What this article is all about:
In an ideal world, if you found the home of your dreams, you and the owner could sign a purchase contract, followed by a handshake and, later, your down payment. In the real world, in order to prove your offer to purchase a property is “earnest,” or “in good faith,” you need to put money on the table as soon as the ink of your signature dries on the purchase contract.
This earnest money deposit is a fraction of your down payment which indicates the buyer’s intent and willingness to execute the agreements laid out in the contract with the seller. The buyer usually pays it in the form of a personal or certified check issued to the real estate brokerage of choice. The deposit will be held in an escrow account, a type of trust fund controlled by both the seller and the buyer, until you successfully complete the closing.
Earnest payment amounts vary widely. The attractiveness of the home’s sales price, the level of interest others have expressed in the property, and how quickly a prospective buyer can move from contract to closing can all influence the sum a seller may request as an earnest money deposit.
How Much Should You Pay?
Some industry experts say earnest money should not exceed 3-5 percent of the purchase contract, while others say 2 percent should be the maximum. Some sellers don’t even compute a percentage, but instead ask for flat amounts in the $5,000-$10,000 range.
States set their own legal limits to the amount of earnest monies allowed. Average payments depend on general criteria, such as whether we’re in a hot or cool housing market. A buyer who can only make a minimal down payment may have to fork over more earnest money as a guarantee he or she will come through with a mortgage. Another buyer can make his or her offer to the seller more attractive by padding the earnest money.
How Do You Actually Make the Deposit?
In some markets, you won’t have to pay the entire sum all at once. When the buyer and seller sign the purchase contract, the buyer can issue a check for a fraction of the initial down payment, usually between $1,000-$5,000, which will be followed by payment of the remainder of the earnest deposit within a week. During that period, a buyer can hire a home inspector or attorney to verify the contract.
Once the seller and the buyer both have signed the contract, the buyer should issue a check for his earnest money deposit to an escrow account, which is held by a real estate brokerage.
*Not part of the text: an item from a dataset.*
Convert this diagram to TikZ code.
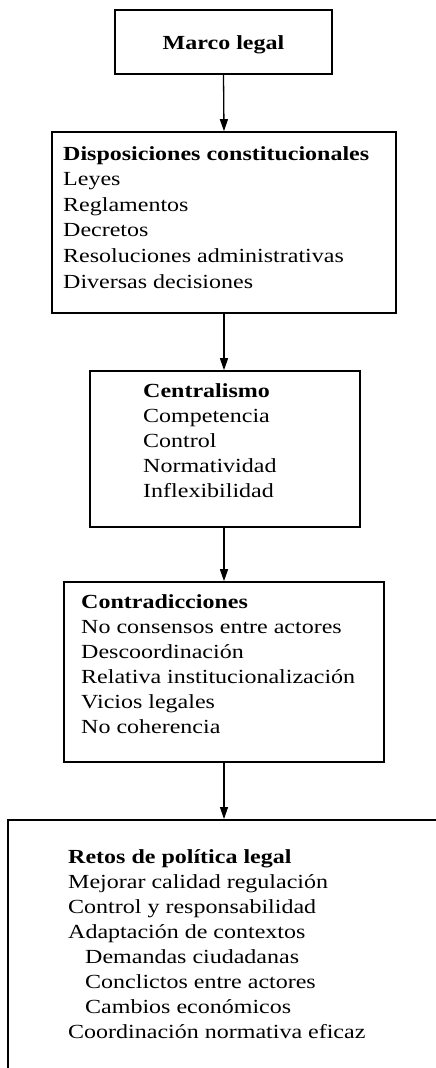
\documentclass[tikz,border=0pt]{standalone}
\usepackage{fontspec}
\setmainfont{Liberation Serif}[FakeStretch=1.2]
\usetikzlibrary{arrows.meta}
\tikzset{
  box/.style={draw, line width=1.6pt, rectangle, inner sep=0pt},
  txt/.style={anchor=base west, align=left, inner sep=0pt, font=\fontsize{20}{25}\selectfont},
  flow/.style={line width=1.3pt, -{Triangle[length=12pt,width=8pt]}}
}
\begin{document}
\begin{tikzpicture}[x=1pt,y=-1pt]
\useasboundingbox (0,0) rectangle (436,1068);
% boxes
\node[box, minimum width=217pt, minimum height=64pt] (b1) at (223.5,42) {};
\node[box, minimum width=344pt, minimum height=181pt] (b2) at (224,222.5) {};
\node[box, minimum width=270pt, minimum height=156pt] (b3) at (225,449) {};
\node[box, minimum width=320pt, minimum height=180pt] (b4) at (224,672) {};
\node[box, minimum width=500pt, minimum height=400pt, anchor=north west] (b5) at (7,819) {};
% texts (anchored at the baseline of the last line)
\node[font=\fontsize{20}{25}\selectfont\bfseries, inner sep=0pt, anchor=base] (t1) at (223.5,49) {Marco legal};
\node[txt, font=\fontsize{20}{25.6}\selectfont] (t2) at (63,288) {\textbf{Disposiciones constitucionales}\\Leyes\\Reglamentos\\Decretos\\Resoluciones administrativas\\Diversas decisiones};
\node[txt] (t3) at (143,497) {\textbf{Centralismo}\\Competencia\\Control\\Normatividad\\Inflexibilidad};
\node[txt] (t4) at (81,733) {\textbf{Contradicciones}\\No consensos entre actores\\Descoordinación\\Relativa institucionalización\\Vicios legales\\No coherencia};
\node[txt] (t5) at (68,1038) {\textbf{Retos de política legal}\\Mejorar calidad regulación\\Control y responsabilidad\\Adaptación de contextos\\\hspace*{17pt}Demandas ciudadanas\\\hspace*{17pt}Conclictos entre actores\\\hspace*{17pt}Cambios económicos\\Coordinación normativa eficaz};
% connectors
\draw[flow] (b1.south) -- (b2.north);
\draw[flow] (b2.south) -- (b3.north -| b2.south);
\draw[flow] (b3.south -| b2.south) -- (b4.north -| b2.south);
\draw[flow] (b4.south) -- (b4.south |- b5.north);
\end{tikzpicture}
\end{document}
That means you make out your check to a real estate brokerage, not an individual.
State real estate laws strictly regulate how real estate brokers conduct and manage these separate, professional escrow accounts. Brokers are not allowed to deposit any earnest monies in their own business bank accounts.
Nevertheless, make sure to request a receipt for any earnest money handed over to a real estate agent or a brokerage. It should come in the form of a copy of the check on the brokerage’s letterhead along with a signature of the person accepting the check’s delivery and the date and location the check was received. If you’re in a hurry to close on your purchase, be aware that a quick closing date requires a certified check for earnest money.
Just like any other money deposited in a bank account, your earnest money is an investment that can earn interest in its escrow account. If it amounts to more than $5,000, you’ll have to fill out IRS Form W-9 to receive the interest.
Something Went Wrong, How Do I Get it Back?
If you can’t secure the necessary down payment or mortgage loan to buy the house of your dreams even though you signed the purchase contract, you may need to forfeit some of your deposit. The home seller took the house off the market for you and now he faces the loss of valuable time and money due to your default on the contract.
Although most purchase contracts stipulate that a seller can keep the earnest money deposit if a buyer fails to complete the purchase of a home, the seller and the buyer can find a fair solution on how to distribute the earnest money deposit between them.
Hope that if something goes wrong early in the process, the seller will surrender his claim on the deposit and return it to the buyer, after a small cancellation fee is subtracted by the brokerage. If all else fails, be prepared to write the money off as a penalty for having caused the seller some hardship, but such a sad scenario is the exception, not the rule.
It’s important to know that this earnest money deposit is not an extra cost of buying a home. It will be credited towards the down payment at closing, and in case it exceeds your mortgage down payment, you will receive the balance at closing.